**Exercise goal**
Images must not appear in your copy; reproduce every other part of the records exactly.
━━━ Materials provided
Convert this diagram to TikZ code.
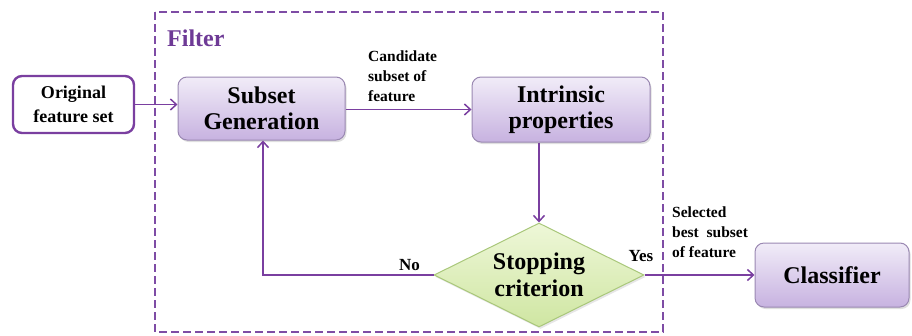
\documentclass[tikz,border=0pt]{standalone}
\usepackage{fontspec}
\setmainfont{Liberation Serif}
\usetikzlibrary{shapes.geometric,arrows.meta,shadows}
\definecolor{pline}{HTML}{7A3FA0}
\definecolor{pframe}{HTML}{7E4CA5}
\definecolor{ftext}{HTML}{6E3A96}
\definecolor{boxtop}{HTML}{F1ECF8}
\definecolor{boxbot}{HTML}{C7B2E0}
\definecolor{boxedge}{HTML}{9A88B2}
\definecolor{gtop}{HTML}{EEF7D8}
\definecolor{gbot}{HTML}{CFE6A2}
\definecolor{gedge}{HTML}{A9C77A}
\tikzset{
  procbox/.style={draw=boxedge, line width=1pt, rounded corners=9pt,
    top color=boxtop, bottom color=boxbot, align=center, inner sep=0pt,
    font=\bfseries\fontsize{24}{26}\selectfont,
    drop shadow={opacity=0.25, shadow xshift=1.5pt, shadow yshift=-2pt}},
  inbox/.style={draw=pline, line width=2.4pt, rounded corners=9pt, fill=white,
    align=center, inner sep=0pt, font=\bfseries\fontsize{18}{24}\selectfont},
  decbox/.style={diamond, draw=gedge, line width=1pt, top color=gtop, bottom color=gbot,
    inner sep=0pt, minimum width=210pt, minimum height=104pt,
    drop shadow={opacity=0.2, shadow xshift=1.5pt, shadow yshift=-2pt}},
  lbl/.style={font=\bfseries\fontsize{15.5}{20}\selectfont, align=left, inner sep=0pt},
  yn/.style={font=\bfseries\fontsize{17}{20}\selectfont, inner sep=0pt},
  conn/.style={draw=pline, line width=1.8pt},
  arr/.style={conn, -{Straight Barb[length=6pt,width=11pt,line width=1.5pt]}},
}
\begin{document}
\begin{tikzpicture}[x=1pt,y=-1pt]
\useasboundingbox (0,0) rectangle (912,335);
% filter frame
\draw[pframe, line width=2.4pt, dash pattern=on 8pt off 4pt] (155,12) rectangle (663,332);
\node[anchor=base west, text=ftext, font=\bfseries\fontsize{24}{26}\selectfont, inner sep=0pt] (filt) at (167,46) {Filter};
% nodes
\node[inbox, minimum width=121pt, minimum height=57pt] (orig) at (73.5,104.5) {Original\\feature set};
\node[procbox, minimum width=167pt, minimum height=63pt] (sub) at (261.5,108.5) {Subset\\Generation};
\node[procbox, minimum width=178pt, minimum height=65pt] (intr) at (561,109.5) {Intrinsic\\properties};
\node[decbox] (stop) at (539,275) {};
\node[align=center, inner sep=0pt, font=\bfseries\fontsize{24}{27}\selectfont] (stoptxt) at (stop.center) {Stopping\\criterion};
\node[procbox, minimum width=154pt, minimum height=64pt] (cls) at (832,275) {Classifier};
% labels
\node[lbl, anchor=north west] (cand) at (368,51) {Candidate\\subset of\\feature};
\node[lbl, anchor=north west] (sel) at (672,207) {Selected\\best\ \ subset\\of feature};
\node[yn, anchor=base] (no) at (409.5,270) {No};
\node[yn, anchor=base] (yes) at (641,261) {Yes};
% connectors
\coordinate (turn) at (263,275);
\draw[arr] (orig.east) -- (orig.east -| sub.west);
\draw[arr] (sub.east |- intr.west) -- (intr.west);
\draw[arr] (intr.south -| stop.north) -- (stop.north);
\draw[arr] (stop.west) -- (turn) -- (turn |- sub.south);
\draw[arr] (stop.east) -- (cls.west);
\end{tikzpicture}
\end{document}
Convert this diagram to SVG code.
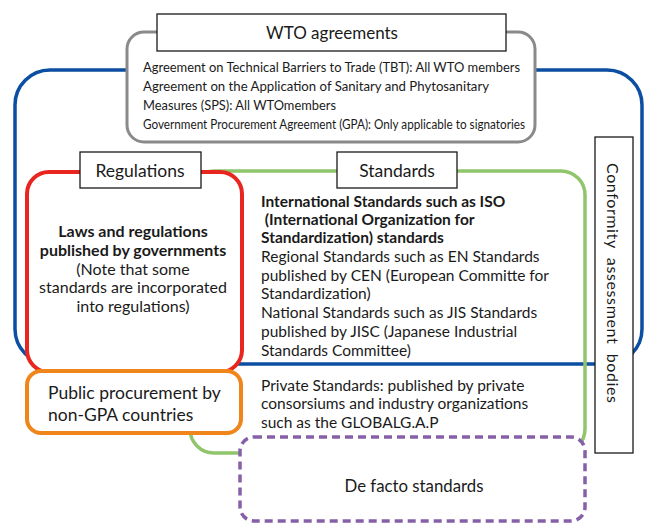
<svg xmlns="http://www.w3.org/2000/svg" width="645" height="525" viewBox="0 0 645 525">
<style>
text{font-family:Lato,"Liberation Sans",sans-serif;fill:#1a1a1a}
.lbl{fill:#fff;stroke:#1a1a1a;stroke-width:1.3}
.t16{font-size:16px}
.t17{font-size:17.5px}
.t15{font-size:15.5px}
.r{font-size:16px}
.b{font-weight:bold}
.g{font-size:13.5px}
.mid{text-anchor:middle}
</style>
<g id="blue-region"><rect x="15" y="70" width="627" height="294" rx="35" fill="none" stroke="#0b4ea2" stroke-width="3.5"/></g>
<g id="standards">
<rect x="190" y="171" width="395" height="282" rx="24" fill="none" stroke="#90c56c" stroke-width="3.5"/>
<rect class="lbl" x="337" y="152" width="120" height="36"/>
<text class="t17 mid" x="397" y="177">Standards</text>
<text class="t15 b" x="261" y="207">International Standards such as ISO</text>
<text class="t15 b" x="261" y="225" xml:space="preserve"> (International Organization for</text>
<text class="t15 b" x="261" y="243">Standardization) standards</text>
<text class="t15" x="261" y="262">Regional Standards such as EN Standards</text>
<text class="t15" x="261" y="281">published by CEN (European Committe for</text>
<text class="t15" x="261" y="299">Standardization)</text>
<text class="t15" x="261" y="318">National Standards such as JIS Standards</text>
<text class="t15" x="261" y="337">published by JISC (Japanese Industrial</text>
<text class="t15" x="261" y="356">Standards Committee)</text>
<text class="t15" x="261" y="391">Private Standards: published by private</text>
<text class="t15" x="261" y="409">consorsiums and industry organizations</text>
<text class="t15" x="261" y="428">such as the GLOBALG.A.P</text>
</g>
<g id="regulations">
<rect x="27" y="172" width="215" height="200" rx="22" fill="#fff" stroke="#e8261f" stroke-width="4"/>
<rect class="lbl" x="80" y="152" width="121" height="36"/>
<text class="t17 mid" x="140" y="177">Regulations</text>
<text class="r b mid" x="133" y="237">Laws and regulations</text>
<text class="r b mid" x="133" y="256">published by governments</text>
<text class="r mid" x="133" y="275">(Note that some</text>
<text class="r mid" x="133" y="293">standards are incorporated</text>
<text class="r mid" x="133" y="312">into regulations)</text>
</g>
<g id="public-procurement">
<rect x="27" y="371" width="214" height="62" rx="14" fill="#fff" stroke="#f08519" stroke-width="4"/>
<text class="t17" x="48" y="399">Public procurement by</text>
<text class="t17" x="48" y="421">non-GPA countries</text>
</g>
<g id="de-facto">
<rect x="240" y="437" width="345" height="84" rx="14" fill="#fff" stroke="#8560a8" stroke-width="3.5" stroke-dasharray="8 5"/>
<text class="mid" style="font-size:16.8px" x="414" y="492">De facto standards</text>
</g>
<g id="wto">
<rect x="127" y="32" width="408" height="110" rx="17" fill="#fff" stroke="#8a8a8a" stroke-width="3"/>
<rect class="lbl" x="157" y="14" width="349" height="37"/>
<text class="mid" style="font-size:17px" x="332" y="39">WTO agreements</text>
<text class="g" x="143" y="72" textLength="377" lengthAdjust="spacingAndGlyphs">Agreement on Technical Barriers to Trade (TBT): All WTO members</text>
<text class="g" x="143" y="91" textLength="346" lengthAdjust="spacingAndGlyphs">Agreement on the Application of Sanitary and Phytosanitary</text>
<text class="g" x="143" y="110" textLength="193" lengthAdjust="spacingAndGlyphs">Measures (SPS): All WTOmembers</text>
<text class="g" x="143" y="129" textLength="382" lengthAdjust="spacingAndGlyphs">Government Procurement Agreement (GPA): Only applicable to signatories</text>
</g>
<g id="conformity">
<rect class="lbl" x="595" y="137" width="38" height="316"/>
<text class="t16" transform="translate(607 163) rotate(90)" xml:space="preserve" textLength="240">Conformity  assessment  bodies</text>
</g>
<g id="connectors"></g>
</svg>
━━━━━━
**Task solution**
Convert this diagram to TikZ code.
\documentclass[tikz,border=0pt]{standalone}
\usepackage{fontspec}
\setmainfont{Liberation Serif}
\usetikzlibrary{shapes.geometric,arrows.meta,shadows}
\definecolor{pline}{HTML}{7A3FA0}
\definecolor{pframe}{HTML}{7E4CA5}
\definecolor{ftext}{HTML}{6E3A96}
\definecolor{boxtop}{HTML}{F1ECF8}
\definecolor{boxbot}{HTML}{C7B2E0}
\definecolor{boxedge}{HTML}{9A88B2}
\definecolor{gtop}{HTML}{EEF7D8}
\definecolor{gbot}{HTML}{CFE6A2}
\definecolor{gedge}{HTML}{A9C77A}
\tikzset{
  procbox/.style={draw=boxedge, line width=1pt, rounded corners=9pt,
    top color=boxtop, bottom color=boxbot, align=center, inner sep=0pt,
    font=\bfseries\fontsize{24}{26}\selectfont,
    drop shadow={opacity=0.25, shadow xshift=1.5pt, shadow yshift=-2pt}},
  inbox/.style={draw=pline, line width=2.4pt, rounded corners=9pt, fill=white,
    align=center, inner sep=0pt, font=\bfseries\fontsize{18}{24}\selectfont},
  decbox/.style={diamond, draw=gedge, line width=1pt, top color=gtop, bottom color=gbot,
    inner sep=0pt, minimum width=210pt, minimum height=104pt,
    drop shadow={opacity=0.2, shadow xshift=1.5pt, shadow yshift=-2pt}},
  lbl/.style={font=\bfseries\fontsize{15.5}{20}\selectfont, align=left, inner sep=0pt},
  yn/.style={font=\bfseries\fontsize{17}{20}\selectfont, inner sep=0pt},
  conn/.style={draw=pline, line width=1.8pt},
  arr/.style={conn, -{Straight Barb[length=6pt,width=11pt,line width=1.5pt]}},
}
\begin{document}
\begin{tikzpicture}[x=1pt,y=-1pt]
\useasboundingbox (0,0) rectangle (912,335);
% filter frame
\draw[pframe, line width=2.4pt, dash pattern=on 8pt off 4pt] (155,12) rectangle (663,332);
\node[anchor=base west, text=ftext, font=\bfseries\fontsize{24}{26}\selectfont, inner sep=0pt] (filt) at (167,46) {Filter};
% nodes
\node[inbox, minimum width=121pt, minimum height=57pt] (orig) at (73.5,104.5) {Original\\feature set};
\node[procbox, minimum width=167pt, minimum height=63pt] (sub) at (261.5,108.5) {Subset\\Generation};
\node[procbox, minimum width=178pt, minimum height=65pt] (intr) at (561,109.5) {Intrinsic\\properties};
\node[decbox] (stop) at (539,275) {};
\node[align=center, inner sep=0pt, font=\bfseries\fontsize{24}{27}\selectfont] (stoptxt) at (stop.center) {Stopping\\criterion};
\node[procbox, minimum width=154pt, minimum height=64pt] (cls) at (832,275) {Classifier};
% labels
\node[lbl, anchor=north west] (cand) at (368,51) {Candidate\\subset of\\feature};
\node[lbl, anchor=north west] (sel) at (672,207) {Selected\\best\ \ subset\\of feature};
\node[yn, anchor=base] (no) at (409.5,270) {No};
\node[yn, anchor=base] (yes) at (641,261) {Yes};
% connectors
\coordinate (turn) at (263,275);
\draw[arr] (orig.east) -- (orig.east -| sub.west);
\draw[arr] (sub.east |- intr.west) -- (intr.west);
\draw[arr] (intr.south -| stop.north) -- (stop.north);
\draw[arr] (stop.west) -- (turn) -- (turn |- sub.south);
\draw[arr] (stop.east) -- (cls.west);
\end{tikzpicture}
\end{document}
Convert this diagram to SVG code.
<svg xmlns="http://www.w3.org/2000/svg" width="645" height="525" viewBox="0 0 645 525">
<style>
text{font-family:Lato,"Liberation Sans",sans-serif;fill:#1a1a1a}
.lbl{fill:#fff;stroke:#1a1a1a;stroke-width:1.3}
.t16{font-size:16px}
.t17{font-size:17.5px}
.t15{font-size:15.5px}
.r{font-size:16px}
.b{font-weight:bold}
.g{font-size:13.5px}
.mid{text-anchor:middle}
</style>
<g id="blue-region"><rect x="15" y="70" width="627" height="294" rx="35" fill="none" stroke="#0b4ea2" stroke-width="3.5"/></g>
<g id="standards">
<rect x="190" y="171" width="395" height="282" rx="24" fill="none" stroke="#90c56c" stroke-width="3.5"/>
<rect class="lbl" x="337" y="152" width="120" height="36"/>
<text class="t17 mid" x="397" y="177">Standards</text>
<text class="t15 b" x="261" y="207">International Standards such as ISO</text>
<text class="t15 b" x="261" y="225" xml:space="preserve"> (International Organization for</text>
<text class="t15 b" x="261" y="243">Standardization) standards</text>
<text class="t15" x="261" y="262">Regional Standards such as EN Standards</text>
<text class="t15" x="261" y="281">published by CEN (European Committe for</text>
<text class="t15" x="261" y="299">Standardization)</text>
<text class="t15" x="261" y="318">National Standards such as JIS Standards</text>
<text class="t15" x="261" y="337">published by JISC (Japanese Industrial</text>
<text class="t15" x="261" y="356">Standards Committee)</text>
<text class="t15" x="261" y="391">Private Standards: published by private</text>
<text class="t15" x="261" y="409">consorsiums and industry organizations</text>
<text class="t15" x="261" y="428">such as the GLOBALG.A.P</text>
</g>
<g id="regulations">
<rect x="27" y="172" width="215" height="200" rx="22" fill="#fff" stroke="#e8261f" stroke-width="4"/>
<rect class="lbl" x="80" y="152" width="121" height="36"/>
<text class="t17 mid" x="140" y="177">Regulations</text>
<text class="r b mid" x="133" y="237">Laws and regulations</text>
<text class="r b mid" x="133" y="256">published by governments</text>
<text class="r mid" x="133" y="275">(Note that some</text>
<text class="r mid" x="133" y="293">standards are incorporated</text>
<text class="r mid" x="133" y="312">into regulations)</text>
</g>
<g id="public-procurement">
<rect x="27" y="371" width="214" height="62" rx="14" fill="#fff" stroke="#f08519" stroke-width="4"/>
<text class="t17" x="48" y="399">Public procurement by</text>
<text class="t17" x="48" y="421">non-GPA countries</text>
</g>
<g id="de-facto">
<rect x="240" y="437" width="345" height="84" rx="14" fill="#fff" stroke="#8560a8" stroke-width="3.5" stroke-dasharray="8 5"/>
<text class="mid" style="font-size:16.8px" x="414" y="492">De facto standards</text>
</g>
<g id="wto">
<rect x="127" y="32" width="408" height="110" rx="17" fill="#fff" stroke="#8a8a8a" stroke-width="3"/>
<rect class="lbl" x="157" y="14" width="349" height="37"/>
<text class="mid" style="font-size:17px" x="332" y="39">WTO agreements</text>
<text class="g" x="143" y="72" textLength="377" lengthAdjust="spacingAndGlyphs">Agreement on Technical Barriers to Trade (TBT): All WTO members</text>
<text class="g" x="143" y="91" textLength="346" lengthAdjust="spacingAndGlyphs">Agreement on the Application of Sanitary and Phytosanitary</text>
<text class="g" x="143" y="110" textLength="193" lengthAdjust="spacingAndGlyphs">Measures (SPS): All WTOmembers</text>
<text class="g" x="143" y="129" textLength="382" lengthAdjust="spacingAndGlyphs">Government Procurement Agreement (GPA): Only applicable to signatories</text>
</g>
<g id="conformity">
<rect class="lbl" x="595" y="137" width="38" height="316"/>
<text class="t16" transform="translate(607 163) rotate(90)" xml:space="preserve" textLength="240">Conformity  assessment  bodies</text>
</g>
<g id="connectors"></g>
</svg>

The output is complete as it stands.